Freddie Mac is one of the largest secondary mortgage market actors. Financial institutions sell their mortgages to Freddie Mac, which stimulates the market as the banks know they can – if they evaluate their customers correctly – reduce their risk by having a larger institution take the burden of a default were it to occur. Freddie Mac on the other hand will evaluate the portfolios they buy to make informed decisions on which mortgages should enter their portfolio. Freddie Mac has been chartered by the US congress and its mission is to “provide liquidity, stability and affordability to the nation”. As part of their transparency push, they make available the Single-Family Loan Dataset that, as the name implies, covers mortgages to single family households.
In this coursework, you will develop a fully compliant PD model from the data they make available, from the raw data to the level 2 calibration, using what you have learned in the lectures. The objective of the coursework is to estimate the capital requirements for Freddie Mac as if they were a bank.

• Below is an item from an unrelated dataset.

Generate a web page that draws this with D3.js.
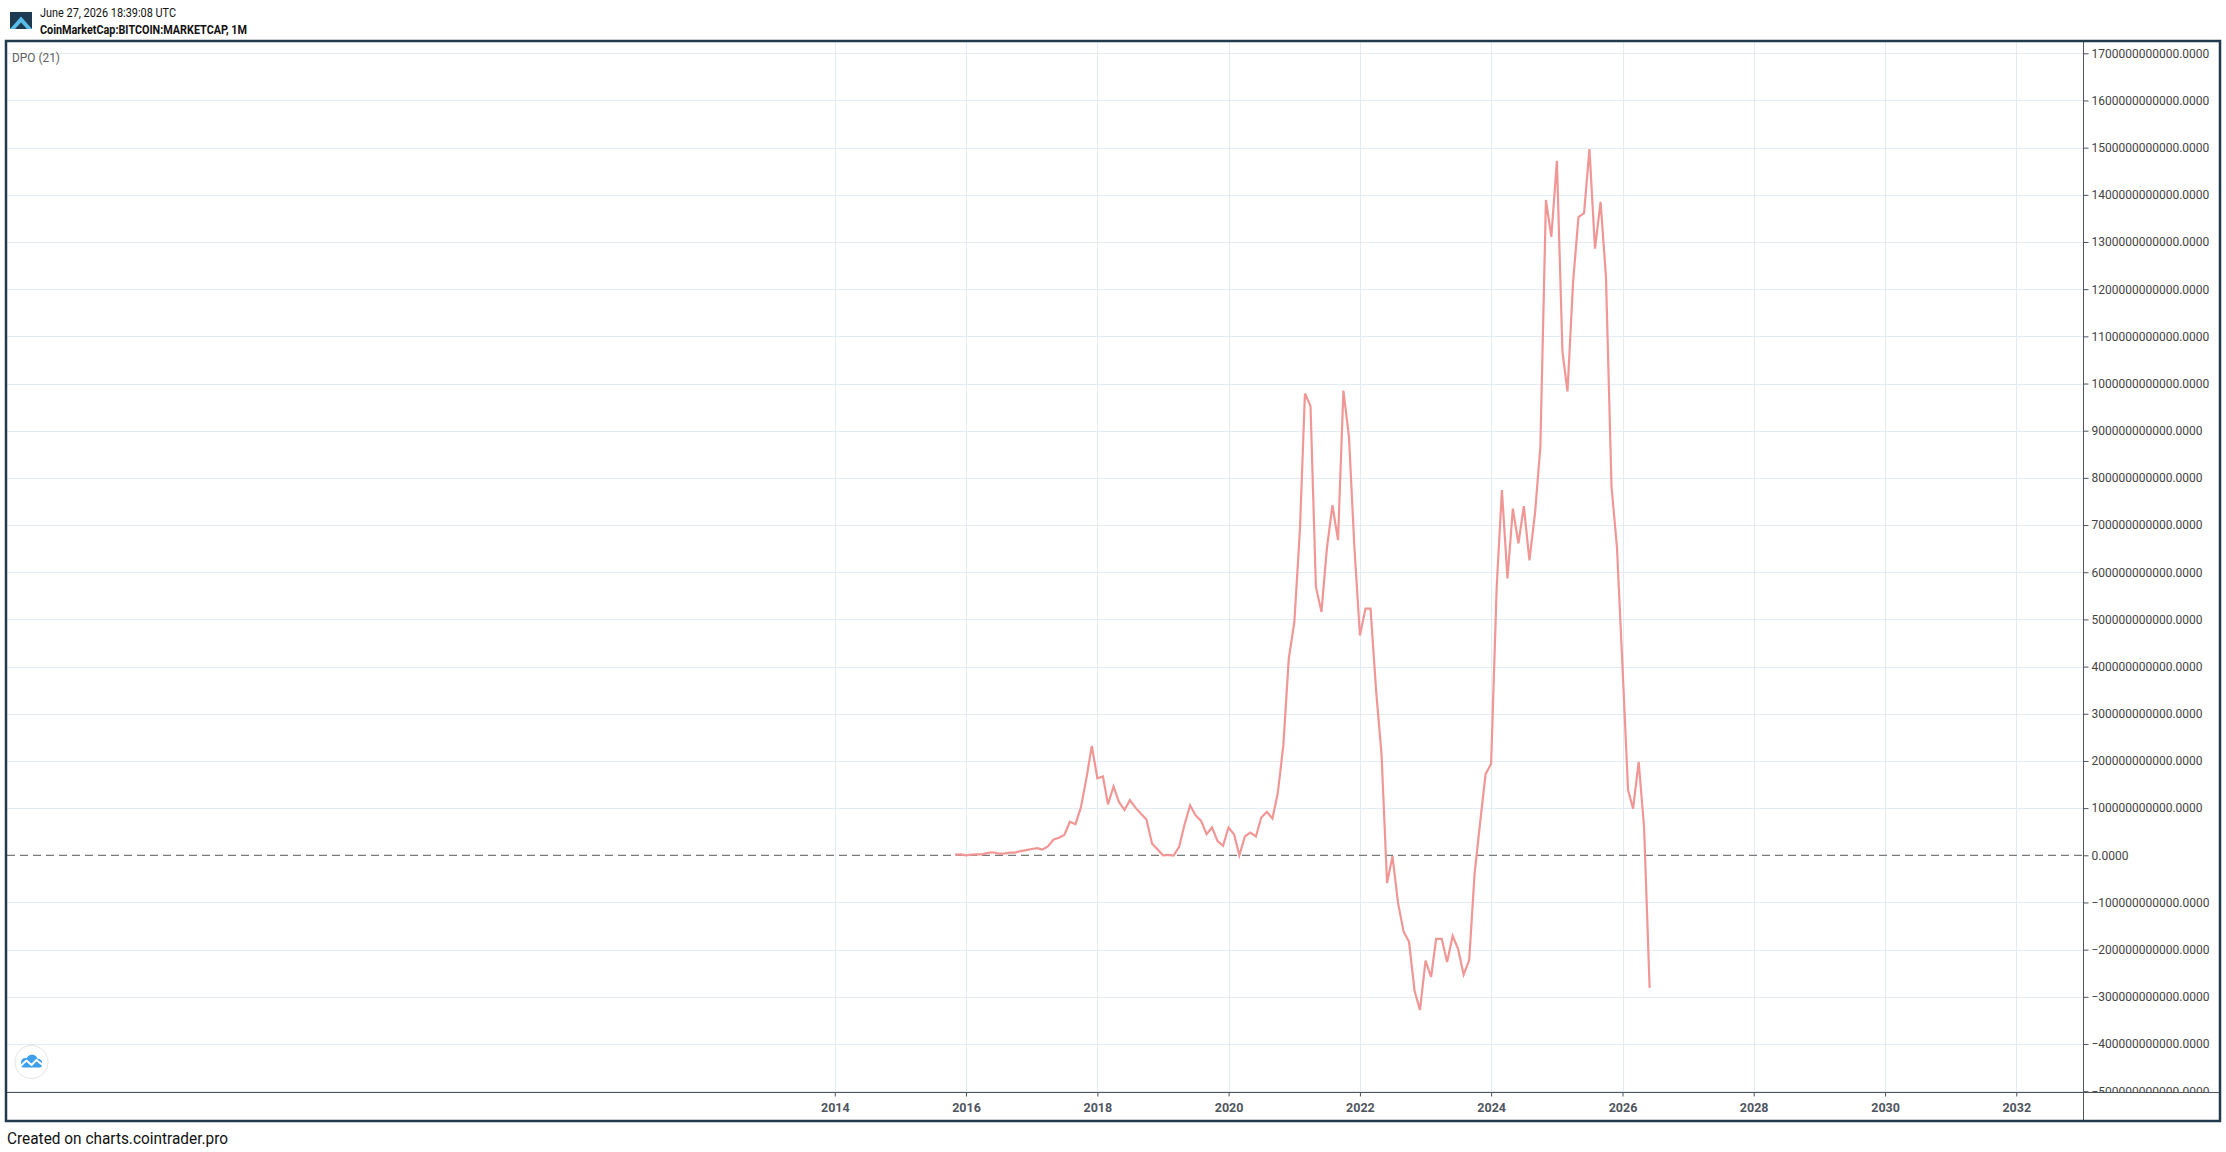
<!DOCTYPE html>
<html>
<head>
<meta charset="utf-8">
<script src="https://cdn.jsdelivr.net/npm/d3@7"></script>
<style>
  html, body { margin: 0; padding: 0; background: #ffffff; }
  svg { display: block; font-family: Roboto, "Noto Sans", sans-serif; }
</style>
</head>
<body>
<svg id="chart" width="2226" height="1152"></svg>
<script>
// ---------------- DATA ----------------
const headerDate = "June 27, 2026 18:39:08 UTC";
const headerSymbol = "CoinMarketCap:BITCOIN:MARKETCAP, 1M";
const indicatorLabel = "DPO (21)";
const footerText = "Created on charts.cointrader.pro";

// first monthly bar of the DPO series
const firstMonth = [2015, 10]; // year, month index (Nov 2015)
// DPO (21) values, in billions USD, one per month from Nov 2015 to Jun 2026
const dpoValuesB = [
  1.4, 2,                                                        // 2015 Nov-Dec
  0, 1.4, 2, 2, 5, 6.4, 3.5, 3.5, 5.7, 5.7, 9, 11,               // 2016
  13.4, 15, 12, 19, 33, 37, 43, 71, 66, 101, 163, 232,           // 2017
  163, 167, 108, 146, 113, 96, 117, 101, 88, 76, 25, 13,         // 2018
  0, 1, -0.5, 18, 65, 106, 85, 73, 45, 59, 30, 20,               // 2019
  59, 44, 0, 40, 48, 40, 80, 92, 78, 132, 234, 417,              // 2020
  494, 689, 979, 952, 569, 516, 650, 742, 668, 985, 887, 654,    // 2021
  466, 523, 523, 349, 215, -59, -2, -101, -162, -183, -287, -328, // 2022
  -223, -258, -177, -177, -226, -171, -198, -253, -222, -39, 70, 172, // 2023
  194, 569, 774, 587, 735, 661, 740, 625, 724, 866, 1389, 1311,  // 2024
  1472, 1067, 983, 1215, 1353, 1361, 1497, 1286, 1385, 1226, 781, 654, // 2025
  400, 138, 99, 198, 60, -281                                    // 2026 Jan-Jun
];

// tick labels
const xTickYears = [2014, 2016, 2018, 2020, 2022, 2024, 2026, 2028, 2030, 2032];
const yTickValuesB = [-500, -400, -300, -200, -100, 0, 100, 200, 300, 400, 500, 600, 700, 800,
                      900, 1000, 1100, 1200, 1300, 1400, 1500, 1600, 1700];

// ---------------- LAYOUT ----------------
const W = 2226, H = 1152;
const plot = { left: 7, right: 2083, top: 42, bottom: 1092 };
const frame = { x: 6, y: 41, w: 2214, h: 1080 };

const svg = d3.select("#chart");

const x = d3.scaleUtc()
  .domain([new Date(Date.UTC(2016, 0, 1)), new Date(Date.UTC(2026, 0, 1))])
  .range([966, 1622.5]);

const y = d3.scaleLinear()
  .domain([0, 1700e9])
  .range([855.3, 53.3]);

const series = dpoValuesB.map((v, i) => ({
  date: d3.utcMonth.offset(new Date(Date.UTC(firstMonth[0], firstMonth[1], 1)), i),
  value: v * 1e9
}));

// background
svg.append("rect").attr("x", 0).attr("y", 0).attr("width", W).attr("height", H).attr("fill", "#ffffff");

// clips
const defs = svg.append("defs");
defs.append("clipPath").attr("id", "plotClip")
  .append("rect")
  .attr("x", plot.left).attr("y", plot.top)
  .attr("width", plot.right - plot.left).attr("height", plot.bottom - plot.top);
defs.append("clipPath").attr("id", "yAxisClip")
  .append("rect")
  .attr("x", plot.right).attr("y", plot.top)
  .attr("width", 140).attr("height", plot.bottom - plot.top);

const gridColor = "#e2ecf2";
const grid = svg.append("g").attr("clip-path", "url(#plotClip)");

// horizontal gridlines
grid.selectAll("line.hg")
  .data(yTickValuesB.filter(d => d !== 0))
  .join("line")
  .attr("class", "hg")
  .attr("x1", plot.left).attr("x2", plot.right)
  .attr("y1", d => Math.round(y(d * 1e9)) + 0.5)
  .attr("y2", d => Math.round(y(d * 1e9)) + 0.5)
  .attr("stroke", gridColor).attr("stroke-width", 1);

// vertical gridlines
grid.selectAll("line.vg")
  .data(xTickYears)
  .join("line")
  .attr("class", "vg")
  .attr("x1", d => Math.round(x(new Date(Date.UTC(d, 0, 1)))) + 0.5)
  .attr("x2", d => Math.round(x(new Date(Date.UTC(d, 0, 1)))) + 0.5)
  .attr("y1", plot.top).attr("y2", plot.bottom)
  .attr("stroke", gridColor).attr("stroke-width", 1);

// zero dashed line
grid.append("line")
  .attr("x1", plot.left).attr("x2", plot.right)
  .attr("y1", y(0)).attr("y2", y(0))
  .attr("stroke", "#7a7a7a").attr("stroke-width", 1.3)
  .attr("stroke-dasharray", "8,5");

// DPO line
const line = d3.line()
  .x(d => x(d.date))
  .y(d => y(d.value));

svg.append("g").attr("clip-path", "url(#plotClip)")
  .append("path")
  .datum(series)
  .attr("d", line)
  .attr("fill", "none")
  .attr("stroke", "#f09796")
  .attr("stroke-width", 2.2)
  .attr("stroke-linejoin", "miter");

// ---------------- AXES ----------------
const axisColor = "#4e555e";

// y axis (right)
const yAxis = d3.axisRight(y)
  .tickValues(yTickValuesB.map(v => v * 1e9))
  .tickFormat(d3.format(".4f"))
  .tickSize(5)
  .tickPadding(3);

const gy = svg.append("g")
  .attr("clip-path", "url(#yAxisClip)")
  .append("g")
  .attr("transform", `translate(${plot.right + 0.5},0)`)
  .call(yAxis);
gy.select(".domain").remove();
gy.selectAll(".tick line").attr("stroke", axisColor);
gy.selectAll(".tick text")
  .attr("fill", "#444444")
  .style("font-family", "Roboto, sans-serif")
  .style("font-size", "12px");

// x axis (bottom)
const xAxis = d3.axisBottom(x)
  .tickValues(xTickYears.map(yr => new Date(Date.UTC(yr, 0, 1))))
  .tickFormat(d3.utcFormat("%Y"))
  .tickSize(4)
  .tickPadding(7);

const gx = svg.append("g")
  .attr("transform", `translate(0,${plot.bottom + 0.5})`)
  .call(xAxis);
gx.select(".domain").remove();
gx.selectAll(".tick line").attr("stroke", axisColor);
gx.selectAll(".tick text")
  .attr("fill", "#4f5560")
  .style("font-family", "Roboto, sans-serif")
  .style("font-weight", "bold")
  .style("font-size", "12.5px");

// axis lines
svg.append("line")
  .attr("x1", frame.x).attr("x2", frame.x + frame.w)
  .attr("y1", plot.bottom + 0.5).attr("y2", plot.bottom + 0.5)
  .attr("stroke", axisColor).attr("stroke-width", 1);
svg.append("line")
  .attr("x1", plot.right + 0.5).attr("x2", plot.right + 0.5)
  .attr("y1", frame.y).attr("y2", frame.y + frame.h)
  .attr("stroke", axisColor).attr("stroke-width", 1);

// frame
svg.append("rect")
  .attr("x", frame.x).attr("y", frame.y)
  .attr("width", frame.w).attr("height", frame.h)
  .attr("fill", "none")
  .attr("stroke", "#213b4d")
  .attr("stroke-width", 2.5);

// ---------------- TEXTS ----------------
// logo
const logo = svg.append("g");
logo.append("rect").attr("x", 10).attr("y", 12).attr("width", 22).attr("height", 17).attr("fill", "#1d3a52");
logo.append("polygon")
  .attr("points", "10,29 21,16.5 32,29 27,29 21,22.5 15,29")
  .attr("fill", "#58bde8");

svg.append("text")
  .attr("x", 40).attr("y", 17.3)
  .attr("textLength", 136).attr("lengthAdjust", "spacingAndGlyphs")
  .style("font-size", "12px").attr("fill", "#111")
  .text(headerDate);
svg.append("text")
  .attr("x", 40).attr("y", 34)
  .attr("textLength", 207).attr("lengthAdjust", "spacingAndGlyphs")
  .style("font-size", "12px").style("font-weight", "bold").attr("fill", "#111")
  .text(headerSymbol);

svg.append("text")
  .attr("x", 12).attr("y", 62)
  .attr("textLength", 48).attr("lengthAdjust", "spacingAndGlyphs")
  .style("font-size", "13.5px").attr("fill", "#606060")
  .text(indicatorLabel);

svg.append("text")
  .attr("x", 7).attr("y", 1144)
  .attr("textLength", 221).attr("lengthAdjust", "spacingAndGlyphs")
  .style("font-size", "17px").attr("fill", "#111")
  .text(footerText);

// bottom-left watermark icon
const icon = svg.append("g").attr("transform", "translate(31.5,1062)");
icon.append("circle").attr("r", 16.5).attr("fill", "#ffffff").attr("stroke", "#e4e4e4").attr("stroke-width", 1);
const cloud = icon.append("g").attr("fill", "#3ea0ec");
cloud.append("circle").attr("cx", -6).attr("cy", 0.5).attr("r", 4.5);
cloud.append("circle").attr("cx", 0.5).attr("cy", -2).attr("r", 5.5);
cloud.append("circle").attr("cx", 6.5).attr("cy", 1).attr("r", 4.2);
cloud.append("rect").attr("x", -10.5).attr("y", 0.5).attr("width", 21).attr("height", 5).attr("rx", 2.5);
icon.append("polyline")
  .attr("points", "-11,4 -5,-1.5 0,3 5,-2 11,3")
  .attr("fill", "none").attr("stroke", "#ffffff").attr("stroke-width", 2)
  .attr("stroke-linejoin", "round");
</script>
</body>
</html>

You are given information from approximately two million loans, corresponding to operations that originated between the years 2014 and 2018. The data includes information from the origination of the loan (variables present in the table “Origination Data File” in the user guide) which can be used to predict the performance of the loan, and the information from the last time the loan was observed in the dataset (variables present in the table “Monthly Performance File” in the user guide) which are NOT for prediction but can be used to understand costs and benefits for each loan (question 5 and 6). You are also given a Default flag (variable “Default”) which marks if the mortgage has defaulted for the purposes of the coursework.
With this information, the dataset, and your knowledge from the course, answer the following questions:
1. (25%) Clean the dataset so it is ready to apply models to it. Discuss all your decisions.
2. (15%) Calculate the WoE and perform the variable selection procedures you see fit. Explain your decisions.
3. (20%) Construct a scorecard which can model the probability of default for the loans. Discuss your choice of variables, embedded selection methods, choice of parameters of these and your final performance in terms of AUC. How many variables do you recommend using?
4. (20%) Compare your scoring model with an XGBoosting model and Random Forest model trained over the data without the WoE transformation. Use cross-validation to determine your optimal parameters, if necessary, discuss the accuracy metrics you deem relevant. Compare the performance of the three models and discuss your findings.
5. (10%) Discuss the variable importance for all models. Do they agree? Why? Design a twocut-off point strategy for your scorecard and discuss its results.
6. (Extra credit, 20% See extra submission tab in OWL) Using the monthly macroeconomic information you consider relevant (see for example https://stats.oecd.org/Index.aspx), calibrate a long-run PD for the loans granted. For this, first segment your scorecard curve
FM 9528 – Banking Analytics Coursework 2
into 7 to 15 groups, then regress your monthly Freddie Mac’s PDs (grouped from your objective variable) against the macroeconomic variables and the past PDs as discussed in the additional material left in OWL. Use the long-term forecasts you can find online from reputable sources (for example the OECD) for your long-term calibrated values. If you cannot find them, assume a value which makes sense to you and explain why. Analyse your results.
The remaining 10% is given by the format and style as discussed in the rubric.
Conditions of the coursework
Software: You must use Python to run the numerical calculations over your portfolio. A copy of your jupyter notebook must be attached to the coursework as an appendix in readable format, and a link to the notebook must also be included. Instructions how to export to PDF can be found here: https://stackoverflow.com/questions/52588552/google-co-laboratory-notebook-pdf-download. The notebook text MUST be machine readable (so no screenshots of the notebook please) otherwise a 25% discount will apply.
Word Limit: 2000 words +/-10% either side of the word count is deemed to be acceptable. Any text that exceeds an additional 10% will not attract any marks. The relevant word count includes items such as cover page, executive summary, title page, table of contents, tables, figures, in-text citations and section headings, if used. The relevant word count excludes your list of references and any appendices at the end of your coursework submission (including the code).